- [INSTRUCTION]: Out of the lines in this data, how many include "React"? Give the number and nothing else.

::::::::

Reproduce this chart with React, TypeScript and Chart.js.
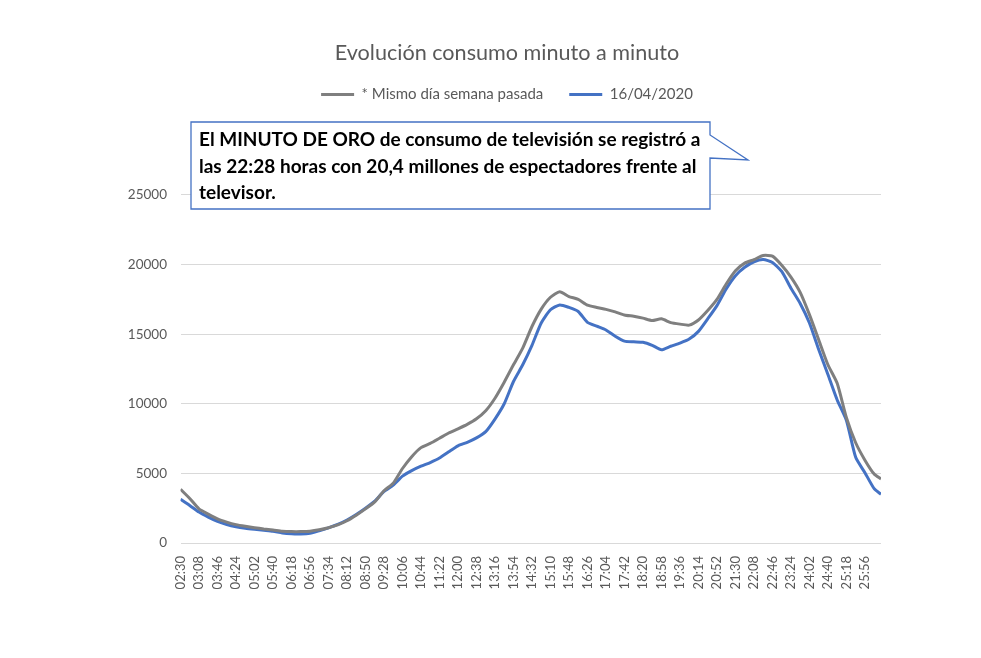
import React, { useEffect, useRef } from 'react';
import { Chart, registerables } from 'chart.js';

Chart.register(...registerables);

const TITLE = 'Evolución consumo minuto a minuto';
const SERIES_NAMES = ['* Mismo día semana pasada', '16/04/2020'];
const SERIES_COLORS = ['#7f7f7f', '#4472c4'];

// minutes since 00:00 (02:30 .. 26:29), sampled every 19 minutes
const START_MIN = 150;
const STEP_MIN = 19;
const END_MIN = 1589;
const TICK_STEP_MIN = 38;

const TICK_LABELS = [
  '02:30', '03:08', '03:46', '04:24', '05:02', '05:40', '06:18', '06:56', '07:34', '08:12',
  '08:50', '09:28', '10:06', '10:44', '11:22', '12:00', '12:38', '13:16', '13:54', '14:32',
  '15:10', '15:48', '16:26', '17:04', '17:42', '18:20', '18:58', '19:36', '20:14', '20:52',
  '21:30', '22:08', '22:46', '23:24', '24:02', '24:40', '25:18', '25:56',
];

const LAST_WEEK = [
  3860, 3200, 2450, 2070, 1730, 1500, 1320, 1200, 1100, 1010,
  940, 850, 820, 820, 850, 950, 1100, 1300, 1600, 2000,
  2450, 2950, 3750, 4300, 5350, 6200, 6850, 7150, 7520, 7900,
  8200, 8520, 8920, 9500, 10400, 11550, 12800, 14000, 15550, 16800,
  17650, 18050, 17700, 17500, 17080, 16920, 16780, 16600, 16380, 16280,
  16150, 15980, 16100, 15830, 15720, 15650, 16020, 16700, 17500, 18600,
  19550, 20100, 20350, 20650, 20600, 19950, 19100, 18000, 16400, 14600,
  12800, 11470, 9000, 7200, 5950, 4950, 4600,
];

const APRIL_16 = [
  3140, 2700, 2220, 1860, 1550, 1330, 1170, 1060, 980, 910,
  840, 720, 660, 650, 700, 880, 1090, 1330, 1650, 2050,
  2500, 3000, 3700, 4150, 4800, 5200, 5520, 5780, 6100, 6550,
  6980, 7230, 7550, 8000, 8900, 10000, 11600, 12800, 14200, 15800,
  16750, 17100, 16920, 16630, 15850, 15570, 15300, 14850, 14500, 14450,
  14420, 14200, 13880, 14130, 14360, 14650, 15200, 16100, 17050, 18250,
  19200, 19800, 20200, 20370, 20150, 19500, 18300, 17200, 15800, 13900,
  12100, 10270, 8800, 6150, 5050, 3900, 3500,
];

const NOTE_LINES = [
  'El MINUTO DE ORO de consumo de televisión se registró a',
  'las 22:28 horas con 20,4 millones de espectadores frente al',
  'televisor.',
];

const TIMES = LAST_WEEK.map((_, i) =>
  i === LAST_WEEK.length - 1 ? END_MIN : START_MIN + i * STEP_MIN
);

const W = 965;
const H = 642;
const FONT = 'Lato, "Open Sans", sans-serif';

export default function App() {
  const canvasRef = useRef<HTMLCanvasElement | null>(null);

  useEffect(() => {
    if (!canvasRef.current) return;
    const legendSpacer = {
      id: 'legendSpacer',
      beforeInit(chart: any) {
        const legend = chart.legend;
        if (!legend) return;
        const origFit = legend.fit;
        legend.fit = function () {
          origFit.call(this);
          this.height += 83;
        };
      },
    };
    const chart = new Chart(canvasRef.current, {
      type: 'line',
      data: {
        datasets: [LAST_WEEK, APRIL_16].map((vals, s) => ({
          label: SERIES_NAMES[s],
          data: vals.map((v, i) => ({ x: TIMES[i], y: v })),
          borderColor: SERIES_COLORS[s],
          backgroundColor: SERIES_COLORS[s],
          borderWidth: 3,
          pointRadius: 0,
          tension: 0.2,
          fill: false,
        })),
      },
      options: {
        responsive: false,
        animation: false,
        font: { family: FONT },
        layout: { padding: { left: 125, right: 92, top: 0, bottom: 10 } },
        plugins: {
          title: {
            display: true,
            text: TITLE,
            color: '#595959',
            font: { family: FONT, size: 21.6, weight: 'normal', lineHeight: 1.2 },
            padding: { top: 32, bottom: -5 },
          },
          legend: {
            display: true,
            position: 'top',
            labels: {
              boxWidth: 33,
              boxHeight: 3,
              padding: 26,
              color: '#595959',
              font: { family: FONT, size: 15 },
              generateLabels: (chart: any) =>
                Chart.defaults.plugins.legend.labels.generateLabels(chart).map((l: any) => ({
                  ...l,
                  fillStyle: SERIES_COLORS[l.datasetIndex],
                  lineWidth: 0,
                })),
            },
          },
          tooltip: { enabled: false },
        },
        scales: {
          x: {
            type: 'linear',
            min: START_MIN,
            max: END_MIN,
            grid: { display: false, drawTicks: false },
            border: { display: false },
            afterBuildTicks: (scale: any) => {
              scale.ticks = TICK_LABELS.map((_, k) => ({ value: START_MIN + k * TICK_STEP_MIN }));
            },
            afterFit: (scale: any) => {
              scale.height = H - 535 - 10;
            },
            ticks: {
              autoSkip: false,
              minRotation: 90,
              maxRotation: 90,
              padding: 13,
              color: '#595959',
              font: { family: FONT, size: 13 },
              callback: (_v: any, index: number) => TICK_LABELS[index],
            },
          },
          y: {
            min: 0,
            max: 25000,
            grid: { color: '#d9d9d9', lineWidth: 1, drawTicks: false },
            border: { display: false },
            afterFit: (scale: any) => {
              scale.width = 47.5;
              // let the tick labels extend left of the narrow axis box
              scale._computeLabelArea = () => undefined;
            },
            ticks: {
              stepSize: 5000,
              padding: 13.5,
              color: '#595959',
              font: { family: FONT, size: 13.5 },
              callback: (v: any) => String(v),
            },
          },
        },
      },
      plugins: [legendSpacer],
    } as any);
    return () => chart.destroy();
  }, []);

  return (
    <div style={{ position: 'relative', width: W, height: H }}>
      <canvas ref={canvasRef} width={W} height={H} style={{ display: 'block', width: W, height: H }} />
      <svg
        width={W}
        height={H}
        style={{ position: 'absolute', left: 0, top: 0, pointerEvents: 'none' }}
      >
        <polygon
          points="183,114 702,114 702,127 740,152 702,150 702,201 183,201"
          fill="#ffffff"
          stroke="#4472c4"
          strokeWidth={1.3}
          strokeLinejoin="miter"
        />
      </svg>
      <div
        style={{
          position: 'absolute',
          left: 191,
          top: 118,
          fontFamily: FONT,
          fontWeight: 700,
          fontSize: 19,
          lineHeight: '26.5px',
          color: '#000',
          whiteSpace: 'nowrap',
          pointerEvents: 'none',
        }}
      >
        {NOTE_LINES.map((t, i) => (
          <div key={i}>{t}</div>
        ))}
      </div>
    </div>
  );
}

::::::::

- [FULL ANSWER]: 2